October 3, 2008

Would an energy policy fix our financial crisis?

Yes.

First, the US's basic problem is a chronic trade deficit, which has lately been financed by mortgage borrowing by US households from other countries. This household borrowing reached excessive levels - the current bailout is intended to fix this.

2nd, the bailout is intended to transfer excessive household mortgage debt to the Treasury. This moves debt to where it can be better carried, but raises the risk of a currency/debt crisis in which foreigners decide the US itself isn't creditworthy.

3rd, the only longterm solution is to fix the chronic trade deficit. Such a fix would greatly improve the US's creditworthiness in the eyes of foreign lenders, and simultaneously reduce the need for such borrowing.

4th, the primary source of the US chronic trade deficit is oil imports, and has been since the 70's.

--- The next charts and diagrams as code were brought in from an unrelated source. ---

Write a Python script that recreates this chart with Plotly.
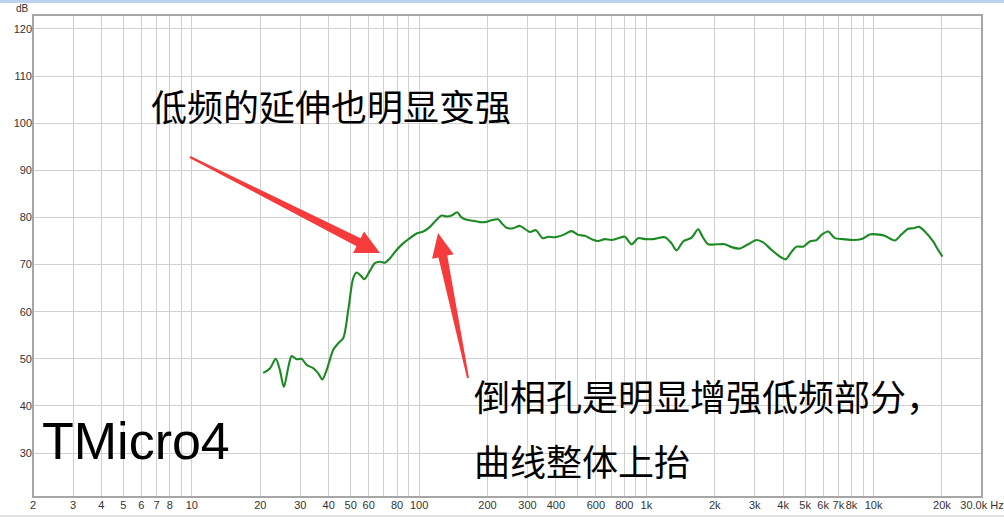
import math
import plotly.graph_objects as go

# ---- data ----
freq_hz = [20.6, 22.1, 23.4, 24.4, 25.4, 26.6, 27.5, 28.9, 30.4, 32.0,
           34.2, 36.0, 37.5, 39.2, 41.9, 44.1, 46.4, 48.8, 51.3, 53.1,
           55.5, 57.4, 60.8, 63.9, 67.3, 70.8, 74.4, 79.6, 85.1, 91.1,
           97.5, 104.3, 111.6, 119.4, 125.6, 132.2, 139.0, 147.1, 153.8, 161.8,
           173.0, 185.2, 194.8, 204.9, 222.9, 230.7, 242.7, 259.5, 277.8, 307.4,
           326.6, 349.7, 370.0, 395.9, 430.6, 468.8, 501.2, 536.5, 574.2, 613.8,
           657.0, 703.1, 751.6, 804.5, 861.2, 920.6, 985.3, 1072, 1207, 1291,
           1358, 1452, 1581, 1691, 1768, 1871, 2036, 2215, 2372, 2579,
           2806, 3056, 3267, 3557, 3868, 4098, 4355, 4582, 4897, 5240,
           5610, 5902, 6309, 6754, 7345, 8128, 8849, 9626, 10300, 11200,
           12400, 13260, 14190, 14920, 15860, 16810, 18280, 19230, 20100]
spl_db = [47.0, 48.0, 50.0, 47.6, 44.0, 48.3, 50.6, 49.9, 50.0, 48.7,
          48.0, 46.9, 45.6, 47.6, 51.9, 53.3, 54.4, 60.4, 67.1, 68.3,
          67.6, 66.9, 68.7, 70.3, 70.6, 70.4, 71.3, 73.1, 74.5, 75.6,
          76.6, 77.0, 78.0, 79.5, 80.4, 80.2, 80.4, 81.1, 80.0, 79.5,
          79.3, 79.0, 79.0, 79.3, 79.6, 78.8, 77.8, 77.7, 78.2, 76.9,
          77.3, 75.6, 75.9, 75.8, 76.3, 77.1, 76.3, 76.1, 75.4, 75.0,
          75.4, 75.2, 75.6, 75.9, 74.3, 75.6, 75.4, 75.4, 75.8, 74.5,
          73.0, 74.9, 75.7, 77.5, 75.9, 74.3, 74.3, 74.3, 73.7, 73.4,
          74.3, 75.2, 74.7, 73.1, 71.7, 71.1, 72.7, 73.8, 73.8, 74.9,
          75.2, 76.3, 77.0, 75.6, 75.4, 75.2, 75.4, 76.4, 76.4, 76.1,
          75.1, 76.4, 77.6, 77.7, 78.0, 77.0, 74.9, 73.1, 71.7]

x_tick_vals = [2, 3, 4, 5, 6, 7, 8, 9,
               10, 20, 30, 40, 50, 60, 70, 80, 90,
               100, 200, 300, 400, 500, 600, 700, 800, 900,
               1000, 2000, 3000, 4000, 5000, 6000, 7000, 8000, 9000,
               10000, 20000, 30000]
x_tick_text = ["2", "3", "4", "5", "6", "7", "8", "",
               "10", "20", "30", "40", "50", "60", "", "80", "",
               "100", "200", "300", "400", "", "600", "", "800", "",
               "1k", "2k", "3k", "4k", "5k", "6k", "7k", "8k", "",
               "10k", "20k", "30.0k Hz"]
y_tick_vals = [30, 40, 50, 60, 70, 80, 90, 100, 110, 120]

note_top = "低频的延伸也明显变强"
note_right_1 = "倒相孔是明显增强低频部分，"
note_right_2 = "曲线整体上抬"
model_name = "TMicro4"

W, H = 1004, 522
ML, MR, MT, MB = 33, 22, 15, 25
PW, PH = W - ML - MR, H - MT - MB


def px(xp):
    return (xp - ML) / PW


def py(yp):
    return (H - MB - yp) / PH


def tapered_arrow(tail, tip, head_len, head_half, w_tail, w_base):
    """Filled arrow path (paper coords) from tail to tip, shaft widening toward the head."""
    dx, dy = tip[0] - tail[0], tip[1] - tail[1]
    L = math.hypot(dx, dy)
    ux, uy = dx / L, dy / L
    nx, ny = -uy, ux
    bx, by = tip[0] - head_len * ux, tip[1] - head_len * uy
    pts = [
        (tail[0] + nx * w_tail, tail[1] + ny * w_tail),
        (bx + nx * w_base, by + ny * w_base),
        (bx + nx * head_half, by + ny * head_half),
        tip,
        (bx - nx * head_half, by - ny * head_half),
        (bx - nx * w_base, by - ny * w_base),
        (tail[0] - nx * w_tail, tail[1] - ny * w_tail),
    ]
    return "M " + " L ".join(f"{px(a):.5f},{py(b):.5f}" for a, b in pts) + " Z"


fig = go.Figure()
fig.add_trace(go.Scatter(
    x=freq_hz, y=spl_db, mode="lines",
    line=dict(color="#1b8a22", width=2.1, shape="spline", smoothing=0.8),
    hoverinfo="skip", showlegend=False))

cjk = "Noto Sans CJK SC"
ann = [
    dict(text=note_top, x=px(149), y=py(105), xanchor="left", yanchor="middle",
         font=dict(family=cjk, size=36, color="#000000")),
    dict(text=note_right_1, x=px(472), y=py(395), xanchor="left", yanchor="middle",
         font=dict(family=cjk, size=36, color="#000000")),
    dict(text=note_right_2, x=px(472), y=py(460), xanchor="left", yanchor="middle",
         font=dict(family=cjk, size=36, color="#000000")),
    dict(text=model_name, x=px(40), y=py(441), xanchor="left", yanchor="middle",
         font=dict(family="Liberation Sans", size=52, color="#000000")),
    dict(text="dB", x=px(22), y=py(8), xanchor="center", yanchor="middle",
         font=dict(family="Liberation Sans", size=10, color="#333333")),
]
for a in ann:
    a.update(xref="paper", yref="paper", showarrow=False)

red = "#f53b3b"
shapes = [
    # window title strip
    dict(type="rect", xref="paper", yref="paper", x0=px(0), x1=px(W),
         y0=py(3), y1=py(0), fillcolor="#bcd3ee", line=dict(width=0), layer="below"),
    # bottom UI strip line
    dict(type="line", xref="paper", yref="paper", x0=px(0), x1=px(W),
         y0=py(516), y1=py(516), line=dict(color="#c8c8c8", width=1)),
    # plot frame
    dict(type="rect", xref="paper", yref="paper", x0=0, x1=1, y0=0, y1=1,
         line=dict(color="#a6a6a6", width=2), layer="above"),
    # red pointer arrows
    dict(type="path", xref="paper", yref="paper",
         path=tapered_arrow((190, 157), (380, 253), 24, 12, 1.0, 4.5),
         fillcolor=red, line=dict(width=0), layer="above"),
    dict(type="path", xref="paper", yref="paper",
         path=tapered_arrow((468, 378), (438, 233), 24, 11, 1.0, 4.5),
         fillcolor=red, line=dict(width=0), layer="above"),
]

fig.update_layout(
    width=W, height=H,
    margin=dict(l=ML, r=MR, t=MT, b=MB, pad=0, autoexpand=False),
    paper_bgcolor="#ffffff", plot_bgcolor="#ffffff",
    annotations=ann, shapes=shapes,
    xaxis=dict(type="log", range=[0.30103, 4.4771], automargin=False,
               tickvals=x_tick_vals, ticktext=x_tick_text, ticks="",
               showgrid=True, gridcolor="#d0d0d0", gridwidth=1,
               zeroline=False, showline=False,
               tickfont=dict(family="Liberation Sans", size=11, color="#333333"),
               tickangle=0),
    yaxis=dict(range=[20.66, 122.97], tickvals=y_tick_vals, ticks="", automargin=False,
               showgrid=True, gridcolor="#d0d0d0", gridwidth=1,
               zeroline=False, showline=False,
               tickfont=dict(family="Liberation Sans", size=11, color="#333333")),
)

fig.write_html("out.html",
               config={"displayModeBar": False},
               post_script="document.body.style.margin='0px';"
                           "document.body.style.overflow='hidden';")
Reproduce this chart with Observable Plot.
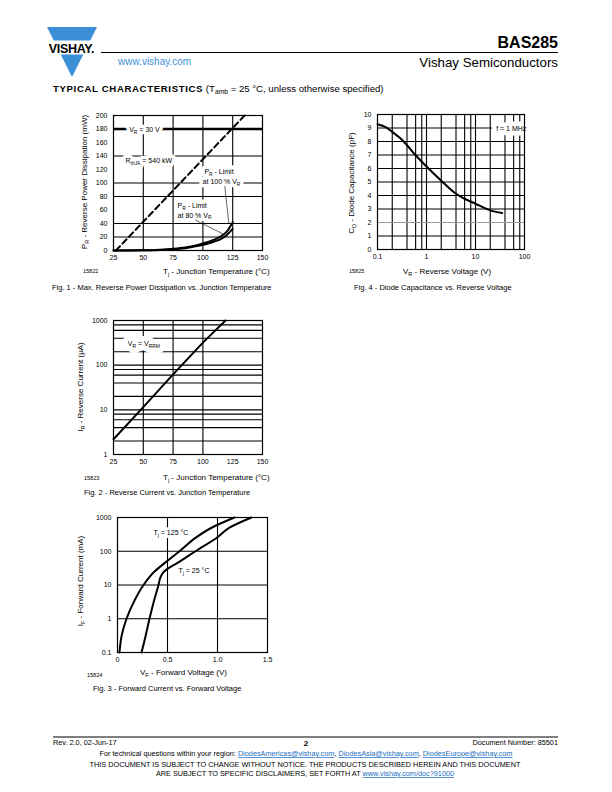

Conclusion: the US urgently, and as it's first national priority, needs an aggressive plan to reduce oil imports in the short-term and long-term. Such a plan should include short-term measures such as carpooling and telecomuting; in the medium term an aggressive increase in automotive CAFE requirements, fuel taxes, fuel substitution (PHEV/ErEV/EV's, CNG, ethanol, CTL with sequestration) and in the long-term domestic drilling.